Well, a new paper from the University Western Australia Oceans Institute has some bad news: the world might’ve blown past that threshold four years ago. Published in the journal Nature Climate Change, the paper reaches this conclusion via an unlikely route—analyzing six sclerosponges, a kind of sea sponge that clings to underwater caves in the ocean. These sponges are commonly studied by climate scientists and are referred to as “natural archives” because they grow so slowly. Like, a-fraction-of-a-millimeter-a-year slow. This essentially allows them to lock away climate data in their limestone skeletons, not entirely unlike tree rings or ice cores.
By analyzing strontium to calcium ratios in these sponges, the team could effectively calculate water temperatures dating back to 1700. The sponges watery home in the Caribbean is also a plus, as major ocean currents don’t muck up or distort temperature readings. This data could be particularly useful,as direct human measurement of sea temperature only dates back to roughly 1850, when sailors dipped buckets into the ocean. That”s why the Intergovernmental Panel on Climate Change (IPCC) uses 1850 and 1900 as its preindustrial baseline, according to the website Grist.
“The big picture is that the global warming clock for emissions reductions to minimize the risk of dangerous climate change has been brought forward by at least a decade,” Malcolm McCulloch, lead author of the study, told the Associated Press. “Basically, time’s running out.”

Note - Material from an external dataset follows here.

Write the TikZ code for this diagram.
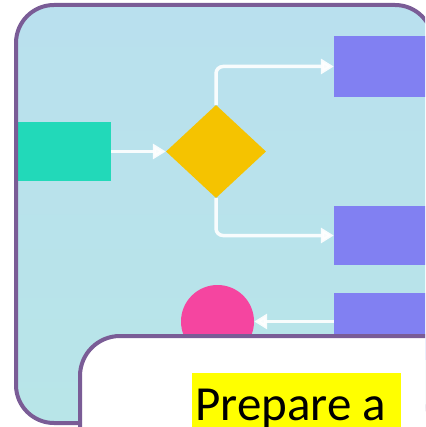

The study concludes that the world started warming roughly 80 years before the IPCC’s estimates, and that we already surpassed 1.7 degrees Celsius in 2020. That’s a big “woah, if true” moment, but some scientists are skeptical. One such scientist, speaking with LiveScience, said that “ it begs credulity to claim that the instrumental record is wrong based on paleosponges from one region of the world… It honestly doesn’t make any sense to me.” Other experts expressed wanting to see more data before completely upending the IPCC’s climate goalposts, which say the Earth is currently hovering at a long-term temperature change of around 1.2 degrees Celsius.
Unfortunately, even if the sponges are wrong, there’s mounting evidence that we are in the process of crossing that 1.5 degree threshold as we speak. This January was the hottest on record, clocking in at 1.7 degrees above pre-industrial temperatures. According to New Scientist, that means we’ve been above 1.5 degrees of change for at least a year. That doesn’t jump the long-term average over the 1.5-line, but it’s certainly a sign we’re getting close fast.
Regardless of the percentage, one thing is certain—climate change is an all-hands-on-deck crisis. In order to save the planet for future habitability, humans need to curtail emissions immediately—after all, the sea sponges are telling us so.